The misery of the Afghan people even before the 9/11 attacks and the subsequent American military occupation was fierce. Caught between the infighting Mujahideen tribes the Afghan people were dispossessed and displaced, fated to a terrible life of penury and exploitation, if they were lucky enough to survive the constant hail of bullets and rocket fire in the first place. The Taliban, much maligned in the post 9/11 world, was then a welcome agent of peace for the Afghan people. Yes, they were restrictive and punitive, but it was better than being in a state of constant war. When the earthquakes hit in 1998 and Sadeed rushed into the quake ravaged interiors to bring aid, the Taliban warlords proved to be helpful. This is the only bit of nuance in the book, which otherwise is driven by Sadeed encountering obstacles and opposition which she batters in to submission through a mix of initiative, righteousness and, in some cases, naivete.

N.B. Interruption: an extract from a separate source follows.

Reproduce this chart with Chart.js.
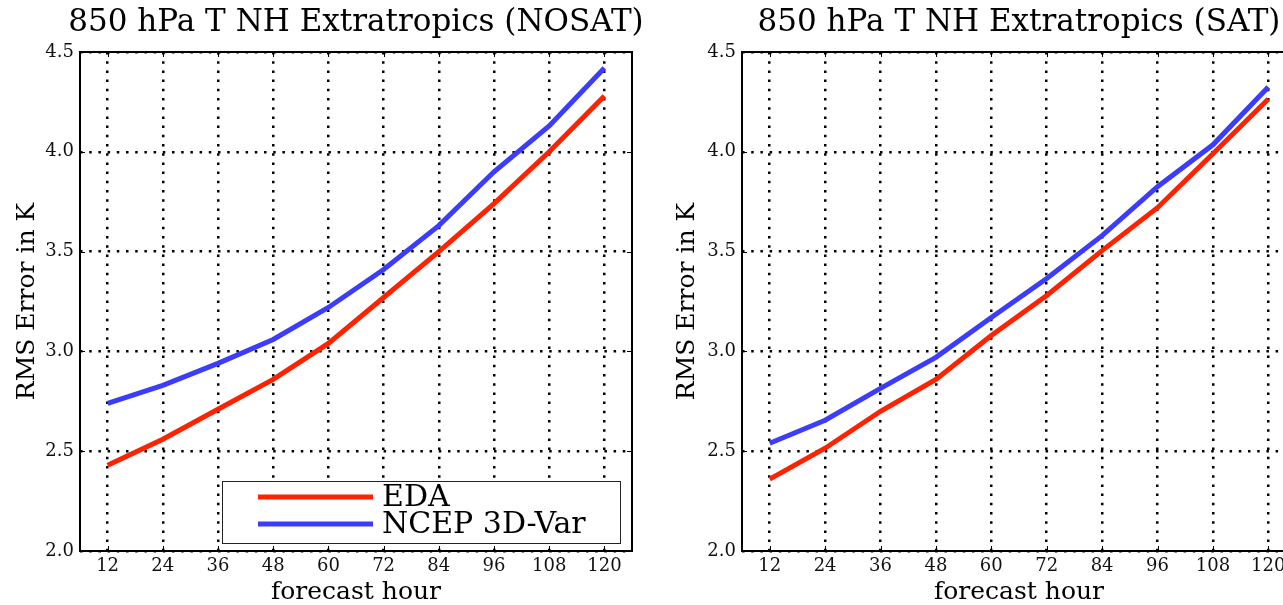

Sadeed styles herself as a lone ranger. In her first trip into the Afghan heart of darkness, she writes of how foreign aid organisations stuck at the Pakistan-Afghanistan border, suffering from a distinct lack of courage and conviction, try to dissuade her from crossing the border into Afghanistan. If she is to be believed then Sadeed and her then nascent organisation, Help the Afghan Children (HTAC), were the only aid organisation that had the necessary cojones to go into the highly fractious cauldron of violence that was Afghanistan post the Russian occupation. Other aid organisations who had a presence in the area are completely dismissed through a calculated lack of mention.

Afghanistan laid bare
What the book has in spades are ghastly scenes of horror and misery. When Sadeed returns to Kabul, a hollow shell of its previous luminous self, she sees a pack of dogs tearing apart human carcasses in the streets. The families of the dead didn’t dare step out of their shelters to claim the bodies of the fallen. They left them to their fate at the slavering jaws of hungry dogs. And while such grotesque imagery elucidates horror and revulsion — much like the pictures of swollen bellied, hollow eyed children from Africa so often used by aid organisations to solicit donations — whether they’re actually effective enough to inspire action is debatable.

The book also describes a pre-9/11 Afghanistan, ending just as the planes crashed in to the World Trade Centre towers. Which again in the book is viewed through the prism of Sadeed’s personal shock at the event. The situation in Afghanistan since then has changed enormously, as is obvious to anyone keeping a cursory track of the events there in the ensuing decade. So for someone looking to get a sense of the geo-political situation in Afghanistan currently, the book is severely outdated. As a profile of a wealthy Afghan-American woman zooming in and out of the country towering odds spreading education and blankets, it’s a decent read. Nothing more, nothing less.